Intro to my Education

For my Elementary Ed major, I'm in a class this semester called Intro to Education. We have 1.5 hours of class every Tuesday morning, then we go into a school in Lynn to observe for a few hours Thursday mornings. This past Thursday was our first day in Harrington school! I got the jitters, woke up 5 times in the 2 hours before I was supposed to get up (which only happens when I am nervous or absolutely have to get up early), got up at 6am and went to school! It was amazing.

Background of Harrington school: last year it was declared below national standards because it failed the MCAS (standardized test for the state of MA), 90% of it's students are on free or reduced lunch because they are living in poverty, and I'm not sure the exact number, but it has a high percentage of students for whom English is not their first language. Lynn, the city it is located in, has more than double the percent of people living under the poverty rate than the state of MA. Most of those are children. Basically, it is not a prime place to live or raise a family.

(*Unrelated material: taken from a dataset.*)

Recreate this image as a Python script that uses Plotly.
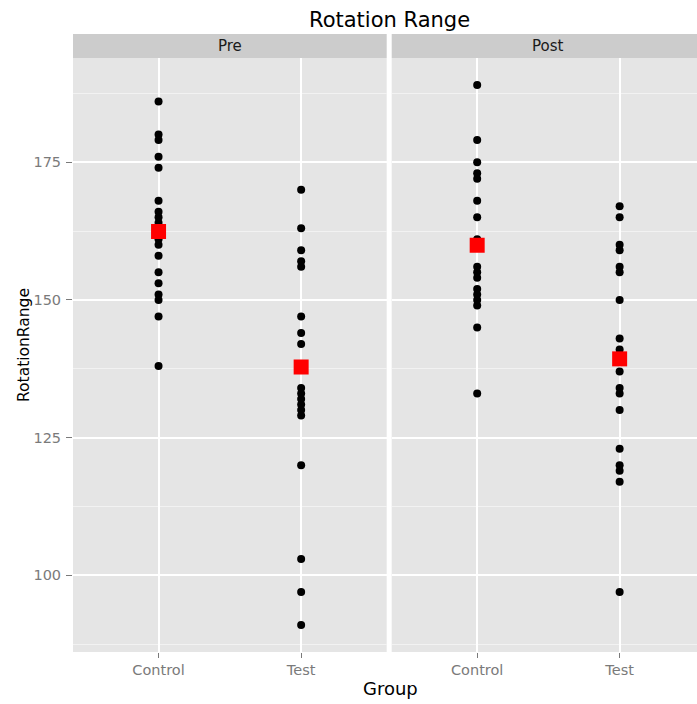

I was placed in a fourth grade classroom, and will go back for 7 more Thursdays. I loved it. The children were amazing. At the same time, I was humbled beyond belief. I was terrified out of my mind. I walked out of the classroom with a huge smile on my face and a weight in my soul. I have no idea what I'm doing.

The teacher I was placed with had me read an entry from one of her students' journal. The entry began something like, "There were gunshots outside my house last night" and went on to tell how the police had come and hadn't caught anyone, but how she was familiar with this type of scene by now. I was floored. How do students learn when they have that sort of thing going on at home??

That night I had a bit of a panic attack. I realized that I am an 18-year-old, white female from a affluent home and wealthy community. I've never had to deal with any of the things these kids deal with on a daily basis. How could I make any difference? How could I survive in a setting that is such a polar opposite from what I grew up in? How could I teach them, love them and be someone they can always depend on all at once? These thoughts, and so many more, flew around my mind on an endless loop. I was up at 1:30AM trying to figure everything out, feeling discouraged, depressed and hopeless. I was ready to give up and change my major, or give up my dream of teaching in an inner city school, and find some wealthy students with no baggage who love learning.

I decided to shower, because that's what I do when I need to ponder deep thoughts. When I was in the shower, I could feel myself becoming more discouraged. That was when I realized that Satan wanted me to feel discouraged and down on myself. If I allowed myself to sink into this misery, he would win. I suddenly became really encouraged. Yes, I was still terrified, and still am. But my future holds enough weight in the view of eternity that the devil is trying to bring me down and not allow me to do it.

"If God is for us, who can be against us?" Romans 8:32. I will be attacked. I will be discouraged. I will be fought against. But with God on my side, I cannot lose. I cannot fail. I have no idea what I'm doing, but that's what I'm at school for. I have time to learn still. Besides, I have the God who created the world on my side. I'll be absolutely fine.